Secretary of State Antony Blinken also applauded Reed’s release, maintaining he was “wrongfully detained in Russia.”
“We welcome this important release, while continuing to call for the release of wrongfully detained U.S. citizen Paul Whelan,” Blinken said. “We also remain committed to securing the freedom of all U.S. nationals wrongfully detained abroad.”
Paul Whelan’s twin, David, questioned when freedom will come for their family, noting his brother has served over three years in Russian custody.
“Our family is full of happiness for the Reeds. … It’s the event that we hope for so much in our own lives,” David Whelan said in a statement to NBC News. “Trevor is free. Paul remains a hostage. You can imagine that today is one of varied emotions in our family.”
He added time is not on his brother’s side.
“Our parents are literally not getting any younger. Our hope remains that Paul will be home so they may see him once more. But each day that hope dims,” he continued.
“On this day when my twin brother continues to suffer a gross injustice in Russia and another American is freed from injustice, I am confident President Biden cares and his team is making an effort. Unfortunately, that wasn’t enough for Paul.”
Reed’s parents scored a rare private meeting with Biden and administration officials last month.
Joey and Paula Reed said on MSNBC that they floated the idea of a prisoner exchange to bring Reed home during a meeting with Biden on March 31.
“He doesn’t want to get our hopes up.

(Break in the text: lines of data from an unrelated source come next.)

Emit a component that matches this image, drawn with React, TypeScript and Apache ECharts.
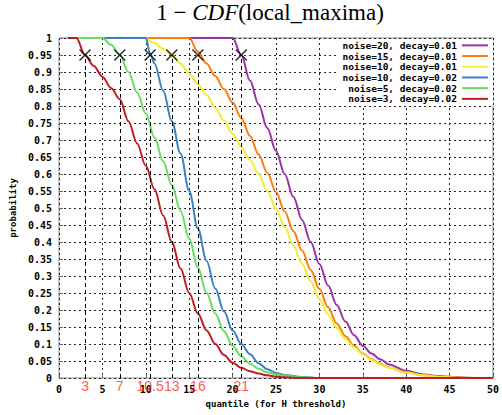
import React, { useEffect, useRef } from 'react';
import * as echarts from 'echarts';

const seriesNames = [
  'noise=20, decay=0.01',
  'noise=15, decay=0.01',
  'noise=10, decay=0.01',
  'noise=10, decay=0.02',
  'noise=5, decay=0.02',
  'noise=3, decay=0.02',
];
const seriesColors = ['#9a32a8', '#ff7a10', '#f2ee32', '#3a82c2', '#66dd5e', '#c21c22'];

const purpleX = [15, 20, 21, 22, 23, 24, 25, 26, 27, 28, 29, 30, 31, 32, 33, 34, 35, 36, 37, 38, 40, 42, 44, 46, 48, 50];
const purpleY = [1, 1, 0.95, 0.875, 0.805, 0.735, 0.668, 0.6, 0.533, 0.465, 0.4, 0.335, 0.272, 0.215, 0.166, 0.126, 0.095, 0.072, 0.055, 0.04, 0.021, 0.01, 0.005, 0.002, 0, 0];

const orangeX = [10, 15, 16, 17, 18, 19, 20, 21, 22, 23, 24, 25, 26, 27, 28, 29, 30, 31, 32, 33, 34, 35, 36, 37, 38, 40, 42, 44, 46, 50];
const orangeY = [1, 1, 0.96, 0.925, 0.888, 0.85, 0.81, 0.765, 0.712, 0.657, 0.603, 0.547, 0.49, 0.432, 0.375, 0.318, 0.262, 0.208, 0.16, 0.123, 0.094, 0.072, 0.055, 0.042, 0.031, 0.016, 0.008, 0.004, 0.001, 0];

const yellowX = [10, 11, 12, 13, 14, 15, 16, 17, 18, 19, 20, 21, 22, 23, 24, 25, 26, 27, 28, 29, 30, 31, 32, 33, 34, 35, 36, 37, 38, 40, 42, 44, 46, 50];
const yellowY = [1, 0.985, 0.968, 0.95, 0.925, 0.895, 0.865, 0.832, 0.795, 0.757, 0.718, 0.68, 0.642, 0.6, 0.55, 0.498, 0.444, 0.39, 0.336, 0.284, 0.233, 0.186, 0.147, 0.115, 0.09, 0.07, 0.053, 0.04, 0.03, 0.016, 0.008, 0.003, 0.001, 0];

const blueX = [5, 10, 10.5, 11, 12, 13, 14, 15, 16, 17, 18, 19, 20, 21, 22, 23, 24, 25, 26, 28, 30, 50];
const blueY = [1, 1, 0.955, 0.925, 0.845, 0.755, 0.66, 0.55, 0.44, 0.345, 0.263, 0.196, 0.14, 0.1, 0.07, 0.043, 0.026, 0.015, 0.009, 0.003, 0, 0];

const greenX = [2, 5, 6, 7, 8, 9, 10, 11, 12, 13, 14, 15, 16, 17, 18, 19, 20, 21, 22, 23, 24, 25, 26, 28, 30, 50];
const greenY = [1, 1, 0.98, 0.95, 0.9, 0.84, 0.778, 0.707, 0.637, 0.567, 0.492, 0.41, 0.325, 0.25, 0.19, 0.138, 0.095, 0.064, 0.042, 0.027, 0.017, 0.01, 0.007, 0.002, 0, 0];

const redX = [1, 2, 3, 4, 5, 6, 7, 8, 9, 10, 11, 12, 13, 14, 15, 16, 17, 18, 19, 20, 21, 22, 23, 24, 25, 26, 28, 30, 50];
const redY = [1, 1, 0.95, 0.918, 0.886, 0.853, 0.82, 0.755, 0.69, 0.624, 0.555, 0.478, 0.4, 0.322, 0.25, 0.19, 0.14, 0.1, 0.068, 0.045, 0.03, 0.02, 0.013, 0.008, 0.004, 0.002, 0, 0, 0];

const allX = [purpleX, orangeX, yellowX, blueX, greenX, redX];
const allY = [purpleY, orangeY, yellowY, blueY, greenY, redY];

const markerX = [3, 7, 10.5, 13, 16, 21];
const markerLabels = ['3', '7', '10.5', '13', '16', '21'];
const markerLevel = 0.95;

const mono = 'DejaVu Sans Mono';

function buildOption() {
  const lines = seriesNames.map((name, k) => ({
    type: 'line',
    name,
    data: allX[k].map((x, i) => [x, allY[k][i]]),
    symbol: 'none',
    showSymbol: false,
    smooth: 0.35,
    smoothMonotone: 'x',
    lineStyle: { color: seriesColors[k], width: 2 },
    itemStyle: { color: seriesColors[k] },
    z: 3,
  }));

  const markers = {
    type: 'scatter',
    name: 'markers',
    data: markerX.map((x) => [x, markerLevel]),
    symbol: 'path://M0,0L10,10M10,0L0,10',
    symbolSize: 11,
    itemStyle: { color: 'none', borderColor: '#000', borderWidth: 1.6 },
    z: 6,
    markLine: {
      silent: true,
      symbol: 'none',
      label: { show: false },
      lineStyle: { color: '#000', type: [4, 3], width: 1 },
      data: markerX.map((x) => [{ coord: [x, 0] }, { coord: [x, markerLevel] }]),
    },
  };

  const labels = {
    type: 'scatter',
    name: 'labels',
    data: markerX.map((x, i) => ({
      value: [x, 0],
      label: { formatter: markerLabels[i] },
    })),
    symbolSize: 1,
    itemStyle: { color: 'rgba(0,0,0,0)' },
    label: {
      show: true,
      position: 'bottom',
      distance: 0,
      color: '#ff2a12',
      fontSize: 14,
      fontFamily: 'Liberation Sans',
    },
    z: 7,
  };

  return {
    animation: false,
    backgroundColor: '#fff',
    title: {
      text: '{a|1 − }{b|CDF}{a|(local_maxima)}',
      left: 270,
      textAlign: 'center',
      top: 1,
      padding: 0,
      textStyle: {
        fontWeight: 'normal',
        rich: {
          a: { fontFamily: 'Liberation Serif', fontSize: 23, fontWeight: 'normal', color: '#000' },
          b: { fontFamily: 'Liberation Serif', fontSize: 23, fontWeight: 'normal', fontStyle: 'italic', color: '#000' },
        },
      },
    },
    legend: {
      data: seriesNames,
      orient: 'vertical',
      right: 9,
      top: 39,
      align: 'right',
      icon: 'rect',
      itemWidth: 26,
      itemHeight: 2,
      itemGap: 0,
      padding: [1, 5, 1, 5],
      backgroundColor: '#fff',
      textStyle: { fontFamily: mono, fontWeight: 'bold', fontSize: 9.5, color: '#000', lineHeight: 10.7 },
    },
    grid: {
      left: 59,
      top: 38,
      width: 440,
      height: 340,
      show: true,
      borderColor: '#888',
      borderWidth: 1,
      backgroundColor: 'rgba(0,0,0,0)',
    },
    xAxis: {
      type: 'value',
      min: 0,
      max: 50,
      interval: 5,
      name: 'quantile (for H threshold)',
      nameLocation: 'middle',
      nameGap: 21,
      nameTextStyle: { fontFamily: mono, fontWeight: 'bold', fontSize: 9, color: '#000' },
      axisLine: { show: false },
      axisTick: { show: true, inside: true, length: 4, lineStyle: { color: '#666' } },
      axisLabel: { fontFamily: mono, fontWeight: 'bold', fontSize: 10, color: '#000', margin: 6 },
      splitLine: { show: true, lineStyle: { color: '#222', type: [2, 3], width: 1 } },
    },
    yAxis: {
      type: 'value',
      min: 0,
      max: 1,
      interval: 0.05,
      name: 'probability',
      nameLocation: 'middle',
      nameGap: 39,
      nameTextStyle: { fontFamily: mono, fontWeight: 'bold', fontSize: 9, color: '#000' },
      axisLine: { show: false },
      axisTick: { show: true, inside: true, length: 4, lineStyle: { color: '#666' } },
      axisLabel: { fontFamily: mono, fontWeight: 'bold', fontSize: 10, color: '#000', margin: 7 },
      splitLine: { show: true, lineStyle: { color: '#222', type: [2, 3], width: 1 } },
    },
    series: [...lines, markers, labels],
  };
}

export default function App() {
  const ref = useRef<HTMLDivElement>(null);
  useEffect(() => {
    if (!ref.current) return;
    const chart = echarts.init(ref.current, null, { renderer: 'svg' });
    chart.setOption(buildOption() as any);
    return () => chart.dispose();
  }, []);
  return (
    <div
      ref={ref}
      style={{ width: 502, height: 415, position: 'absolute', left: 0, top: 0 }}
    />
  );
}
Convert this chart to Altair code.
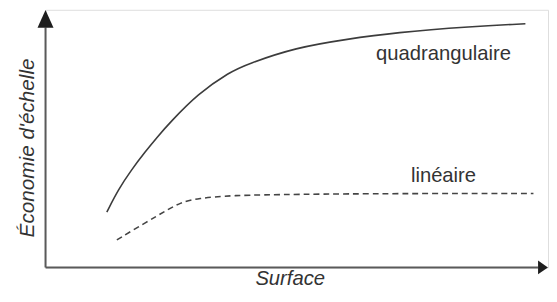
import altair as alt
import pandas as pd

# Curve values (surface 0-100, economy 0-100)
quad_x = [12.2, 14.5, 17.1, 19.8, 22.4, 24.8, 30.3, 36.7, 40.1, 49.9, 59.7, 69.6, 84.9, 95.5]
quad_y = [21.5, 30.3, 37.9, 44.8, 51.0, 56.3, 67.4, 75.9, 78.9, 85.4, 88.5, 91.2, 93.5, 94.6]
lin_x = [14.2, 20.4, 23.8, 26.9, 30.3, 36.7, 49.9, 69.6, 97.1]
lin_y = [10.7, 18.0, 21.8, 25.3, 26.8, 28.0, 28.4, 28.7, 28.7]

labels = ["quadrangulaire", "linéaire"]
label_x = [79.2, 79.2]
label_y = [80.5, 33.0]

x_title = "Surface"
y_title = "Économie d'échelle"

FONT = "Liberation Sans"
INK = "#333333"
AXIS = "#5a5a5a"

xs = alt.Scale(domain=[0, 100], nice=False, zero=False)
ys = alt.Scale(domain=[0, 100], nice=False, zero=False)

quad = pd.DataFrame({"x": quad_x, "y": quad_y})
lin = pd.DataFrame({"x": lin_x, "y": lin_y})
lab = pd.DataFrame({"x": label_x, "y": label_y, "t": labels})

axes_df = pd.DataFrame({"x": [0, 0], "y": [0, 0], "x2": [98.0, 0], "y2": [0, 93.1]})
arrows = pd.DataFrame({
    "x": [99.0, 0],
    "y": [0, 96.5],
    "shape": ["M1,0L-1,-1.4L-1,1.4Z", "M0,-1L0.9,1L-0.9,1Z"],
    "size": [100, 324],
})

X = lambda f: alt.X(f, type="quantitative", scale=xs, axis=None)
Y = lambda f: alt.Y(f, type="quantitative", scale=ys, axis=None)

axes = alt.Chart(axes_df).mark_rule(color=AXIS, strokeWidth=2).encode(
    x=X("x"), y=Y("y"), x2="x2", y2="y2"
)
heads = alt.Chart(arrows).mark_point(filled=True, color="#1e1e1e", opacity=1).encode(
    x=X("x"), y=Y("y"),
    shape=alt.Shape("shape:N", scale=None),
    size=alt.Size("size:Q", scale=None),
)

l_quad = alt.Chart(quad).mark_line(color="#3c3c3c", strokeWidth=1.6, interpolate="basis").encode(
    x=X("x"), y=Y("y")
)
l_lin = alt.Chart(lin).mark_line(color="#444444", strokeWidth=1.6, strokeDash=[6, 4],
                                 interpolate="basis").encode(x=X("x"), y=Y("y"))

txt = alt.Chart(lab).mark_text(font=FONT, fontSize=20.5, color=INK, align="center",
                               baseline="alphabetic").encode(
    x=X("x"), y=Y("y"), text="t:N"
)

xt = alt.Chart(pd.DataFrame({"x": [48.7], "y": [-7.0], "t": [x_title]})).mark_text(
    font=FONT, fontSize=20.5, fontStyle="italic", color=INK, align="center", baseline="alphabetic"
).encode(x=X("x"), y=Y("y"), text="t:N")

yt = alt.Chart(pd.DataFrame({"x": [-2.2], "y": [46.4], "t": [y_title]})).mark_text(
    font=FONT, fontSize=21, fontStyle="italic", color=INK, align="center", baseline="alphabetic",
    angle=270
).encode(x=X("x"), y=Y("y"), text="t:N")

chart = alt.layer(axes, l_quad, l_lin, txt, xt, yt, heads).properties(
    width=509, height=261,
    autosize=alt.AutoSizeParams(type="none"),
    padding={"left": 38, "top": 0, "right": 1, "bottom": 20},
).configure_view(stroke=None).configure(background="white")

chart.save("out.html", embed_options={"renderer": "svg", "actions": False})
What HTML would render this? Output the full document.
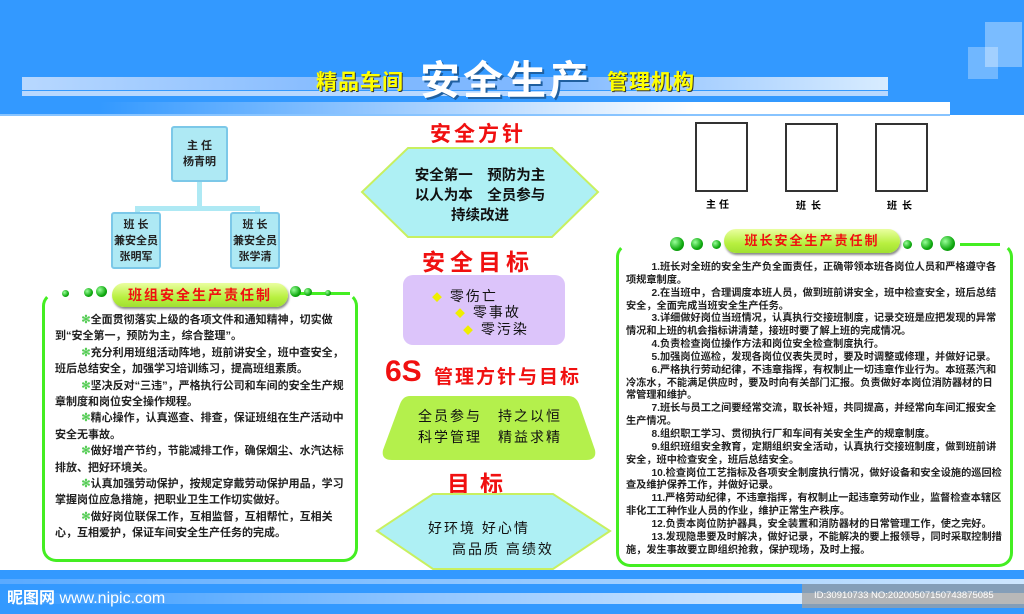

But he did,” Joey Reed said of Biden to host Hallie Jackson after the meeting. “The fact that he listened to us, and that has to have influenced him, and we’re hoping that’ll be to bring our son and the other Americans home.”
Reed has always maintained his innocence, refusing to admit guilt during closing arguments of his Russian trial in 2020.
“I think it would be unethical and immoral to plead guilty to a crime I didn’t commit,” he said on the eve of the trial’s verdict. “If I am going to be given a prison sentence, I’d rather stay in prison than walk free tomorrow a liar and a coward.”